Le rôle de l’orthophoniste est donc de choisir dans sa « boîte à outils », et en accord avec la famille, quelle technique conviendra le mieux à l’enfant. Il faut d’ailleurs souvent réajuster, réenvisager les méthodes, imaginer du sur-mesure, car les enfants sont tous uniques et plein de surprises!
Y a-t-il des orthophonistes « spécialisés » dans ce type de troubles, comment les parents peuvent-ils les trouver?
Le Certificat de Capacité d’Orthophoniste (devenu cette année (2012) un Master 2 d’orthophonie) ouvre le champ de rééducations et prise en charge diverses et variées (Cf nomenclature générale des actes http://www.ameli.fr/fileadmin/user_upload/documents/NGAP_14_02_2013.pdf page 68). L’orthophonie se veut généraliste. Toutefois, et surtout en ville, certaines orthophonistes font le choix de centrer leurs formations dans un domaine en particulier et de fait, reçoivent plus de patients souffrant de cette pathologie.
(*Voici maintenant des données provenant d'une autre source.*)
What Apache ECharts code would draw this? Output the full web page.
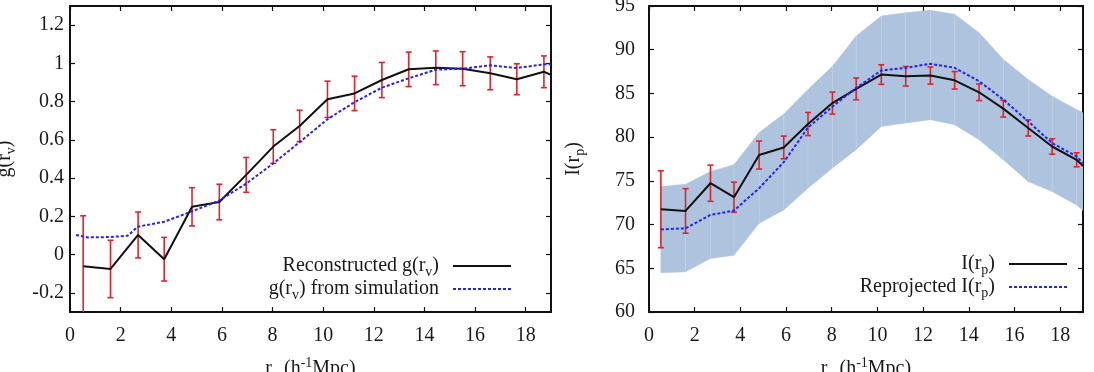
<!DOCTYPE html>
<html><head><meta charset="utf-8">
<script src="https://cdn.jsdelivr.net/npm/echarts@6/dist/echarts.min.js"></script>
<style>html,body{margin:0;padding:0;background:#fff}#c{width:1094px;height:372px}</style>
</head><body><div id="c"></div>
<script>
// ---------- data ----------
const rBins = [0.52,1.6,2.69,3.72,4.82,5.9,6.96,8.03,9.07,10.17,11.24,12.32,13.38,14.45,15.51,16.6,17.65,18.72];
const rEdge = [19];
// left panel: g(r_v)
const gRecon = [-0.061,-0.075,0.103,-0.024,0.25,0.275,0.417,0.565,0.673,0.812,0.843,0.913,0.969,0.977,0.972,0.948,0.917,0.956,0.94];
const gErr   = [0.264,0.15,0.12,0.114,0.10,0.093,0.091,0.088,0.082,0.095,0.09,0.092,0.09,0.088,0.089,0.086,0.081,0.083];
const gSimX  = [0.24,0.7,1.6,2.28,2.68,3.72,4.82,5.88,6.97,8.02,9.05,10.17,11.25,12.32,13.38,14.45,15.5,16.6,17.65,18.73,19];
const gSim   = [0.103,0.09,0.092,0.099,0.146,0.172,0.226,0.282,0.372,0.476,0.586,0.708,0.798,0.873,0.922,0.967,0.972,0.99,0.976,0.995,0.995];
// right panel: I(r_p)
const iObs    = [71.75,71.56,74.73,73.13,77.95,78.82,81.5,83.9,85.52,87.16,86.97,87.05,86.5,85.13,83.26,81.05,78.93,77.41,76.7];
const iErr    = [4.4,2.55,2.07,1.72,1.6,1.3,1.32,1.26,1.25,1.12,1.12,0.98,1.0,0.95,0.96,0.92,0.88,0.8];
const iRepro  = [69.45,69.57,71.1,71.6,74.16,77.14,81.1,83.5,85.63,87.62,87.93,88.39,87.93,86.4,84.3,81.8,79.32,77.79,77.0];
const iBandLo = [64.48,64.6,66.13,66.5,70.14,71.67,74.16,76.46,78.56,81.23,81.62,82.0,81.43,79.7,77.41,74.92,73.77,72.24,71.6];
const iBandHi = [74.35,74.6,76.07,76.84,80.54,82.65,85.44,88.1,91.56,93.85,94.24,94.5,94.05,91.95,88.9,86.6,84.67,83.15,82.8];
// ticks
const xTicks = [0,2,4,6,8,10,12,14,16,18];
const gTicks = [-0.2,0,0.2,0.4,0.6,0.8,1,1.2];
const iTicks = [60,65,70,75,80,85,90,95];
// ----------------------------

const FONT = 'Liberation Serif';
const TXT = '#1a1a1a';
const RED = '#e3232b';
const BLUE = '#2424f0';
const BAND = '#adc3de';
const rLine = rBins.concat(rEdge);

const rich = {
  n: {fontFamily: FONT, fontSize: 20, color: TXT},
  s: {fontFamily: FONT, fontSize: 14, color: TXT, padding: [12, 0, 0, 0]},
  p: {fontFamily: FONT, fontSize: 14, color: TXT, padding: [0, 0, 12, 0]},
  g: {width: 9}
};
const names = {
  'gRecon': '{n|Reconstructed g(r}{s|v}{n|)}{g|}',
  'gSim': '{n|g(r}{s|v}{n|) from simulation}{g|}',
  'iObs': '{n|I(r}{s|p}{n|)}{g|}',
  'iRepro': '{n|Reprojected I(r}{s|p}{n|)}{g|}'
};

function xAxes(gi) {
  const base = {
    type: 'value', gridIndex: gi, min: 0, max: 19,
    splitLine: {show: false},
    axisLine: {show: true, onZero: false, lineStyle: {color: '#111', width: 2}},
    axisTick: {show: true, inside: true, length: 5, customValues: xTicks, lineStyle: {color: '#111', width: 1.2}}
  };
  return [
    Object.assign({}, base, {
      position: 'bottom',
      axisLabel: {customValues: xTicks, margin: 14, fontFamily: FONT, fontSize: 20, color: TXT},
      name: '{n|r}{s|' + (gi === 0 ? 'v' : 'p') + '}{n| (h}{p|-1}{n|Mpc)}',
      nameLocation: 'middle', nameGap: 44,
      nameTextStyle: {fontFamily: FONT, fontSize: 20, color: TXT, rich: rich}
    }),
    Object.assign({}, base, {position: 'top', axisLabel: {show: false}})
  ];
}
function yAxes(gi, min, max, ticks, margin, name, gap) {
  const base = {
    type: 'value', gridIndex: gi, min: min, max: max,
    splitLine: {show: false},
    axisLine: {show: true, onZero: false, lineStyle: {color: '#111', width: 2}},
    axisTick: {show: true, inside: true, length: 5, customValues: ticks, lineStyle: {color: '#111', width: 1.2}}
  };
  return [
    Object.assign({}, base, {
      position: 'left',
      axisLabel: {customValues: ticks, margin: margin, fontFamily: FONT, fontSize: 20, color: TXT},
      name: name, nameLocation: 'middle', nameGap: gap, nameRotate: 90,
      nameTextStyle: {fontFamily: FONT, fontSize: 20, color: TXT, rich: rich}
    }),
    Object.assign({}, base, {position: 'right', axisLabel: {show: false}})
  ];
}

function errData(xs, ys, es) {
  return xs.map((x, i) => [x, ys[i] - es[i], ys[i] + es[i]]);
}
function errRender(params, api) {
  const x = api.value(0);
  const a = api.coord([x, api.value(1)]);
  const b = api.coord([x, api.value(2)]);
  const w = 3;
  const st = {stroke: RED, lineWidth: 1.6};
  return {type: 'group', children: [
    {type: 'line', shape: {x1: a[0], y1: a[1], x2: b[0], y2: b[1]}, style: st},
    {type: 'line', shape: {x1: a[0] - w, y1: a[1], x2: a[0] + w, y2: a[1]}, style: st},
    {type: 'line', shape: {x1: b[0] - w, y1: b[1], x2: b[0] + w, y2: b[1]}, style: st}
  ]};
}
function bandRender(params, api) {
  const i = params.dataIndex;
  if (i >= rLine.length - 1) return null;
  const p1 = api.coord([rLine[i], iBandLo[i]]);
  const p2 = api.coord([rLine[i], iBandHi[i]]);
  const p3 = api.coord([rLine[i + 1], iBandHi[i + 1]]);
  const p4 = api.coord([rLine[i + 1], iBandLo[i + 1]]);
  const children = [
    {type: 'polygon', shape: {points: [p1, p2, p3, p4]}, style: {fill: BAND, stroke: BAND, lineWidth: 0.5}}
  ];
  if (i > 0) children.push({type: 'line', shape: {x1: p1[0], y1: p1[1], x2: p2[0], y2: p2[1]},
    style: {stroke: 'rgba(255,255,255,0.2)', lineWidth: 1}, z2: 5});
  return {type: 'group', children: children};
}

const chart = echarts.init(document.getElementById('c'), null, {renderer: 'canvas'});
const xa = xAxes(0).concat(xAxes(1));
const ya = yAxes(0, -0.3, 1.3, gTicks, 6, '{n|g(r}{s|v}{n|)}', 52)
  .concat(yAxes(1, 60, 95, iTicks, 14, '{n|I(r}{s|p}{n|)}', 62));

const legendBase = {
  orient: 'vertical', align: 'right', padding: 0,
  itemWidth: 58, itemHeight: 10, itemGap: 0, formatter: n => names[n],
  itemStyle: {color: 'rgba(0,0,0,0)', borderWidth: 0, opacity: 0},
  textStyle: {fontFamily: FONT, fontSize: 20, color: TXT, rich: rich}, selectedMode: false
};

chart.setOption({
  animation: false,
  backgroundColor: '#fff',
  textStyle: {fontFamily: FONT},
  grid: [
    {left: 70, right: 543, top: 6, bottom: 60, containLabel: false, outerBoundsMode: 'none'},
    {left: 649, right: 11, top: 6, bottom: 60, containLabel: false, outerBoundsMode: 'none'}
  ],
  xAxis: xa,
  yAxis: ya,
  legend: [
    Object.assign({}, legendBase, {data: ['gRecon', 'gSim'], right: 582, top: 256}),
    Object.assign({}, legendBase, {data: ['iObs', 'iRepro'], right: 26, top: 254})
  ],
  series: [
    {type: 'custom', name: 'gErrBars', xAxisIndex: 0, yAxisIndex: 0, clip: true, z: 3,
     renderItem: errRender, encode: {x: 0, y: [1, 2]}, data: errData(rBins, gRecon, gErr)},
    {type: 'line', name: 'gRecon', xAxisIndex: 0, yAxisIndex: 0, symbol: 'none', z: 4,
     lineStyle: {color: '#111', width: 2}, itemStyle: {color: '#111'},
     data: rLine.map((x, i) => [x, gRecon[i]])},
    {type: 'line', name: 'gSim', xAxisIndex: 0, yAxisIndex: 0, symbol: 'none', z: 5,
     lineStyle: {color: BLUE, width: 2, type: [3, 2]}, itemStyle: {color: BLUE},
     data: gSimX.map((x, i) => [x, gSim[i]])},

    {type: 'custom', name: 'iBand', xAxisIndex: 2, yAxisIndex: 2, clip: true, z: 1,
     renderItem: bandRender, encode: {x: 0, y: [1, 2]}, data: rLine.map((x, i) => [x, iBandLo[i], iBandHi[i]])},
    {type: 'custom', name: 'iErrBars', xAxisIndex: 2, yAxisIndex: 2, clip: true, z: 3,
     renderItem: errRender, encode: {x: 0, y: [1, 2]}, data: errData(rBins, iObs, iErr)},
    {type: 'line', name: 'iObs', xAxisIndex: 2, yAxisIndex: 2, symbol: 'none', z: 4,
     lineStyle: {color: '#111', width: 2}, itemStyle: {color: '#111'},
     data: rLine.map((x, i) => [x, iObs[i]])},
    {type: 'line', name: 'iRepro', xAxisIndex: 2, yAxisIndex: 2, symbol: 'none', z: 5,
     lineStyle: {color: BLUE, width: 2, type: [3, 2]}, itemStyle: {color: BLUE},
     data: rLine.map((x, i) => [x, iRepro[i]])}
  ]
});
</script></body></html>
Certains orthophonistes sont formés à des méthodes spécifiques non enseignées en formation initiale (Makaton, PECS , Padovan, DNP, ABA, Gestion Mentale, Logico-mathématique, Ostéovox…) et certains organismes de formation recensent les personnes formées à leur méthode.
Pour les parents, le plus simple est de faire appel à l’orthophoniste de leur quartier qui fera appel à son réseau pour conseiller une orthophoniste formée à telle ou telle méthode. Pour information, les orthophonistes forment le corps de métier du champ médical et paramédical qui se forme le plus.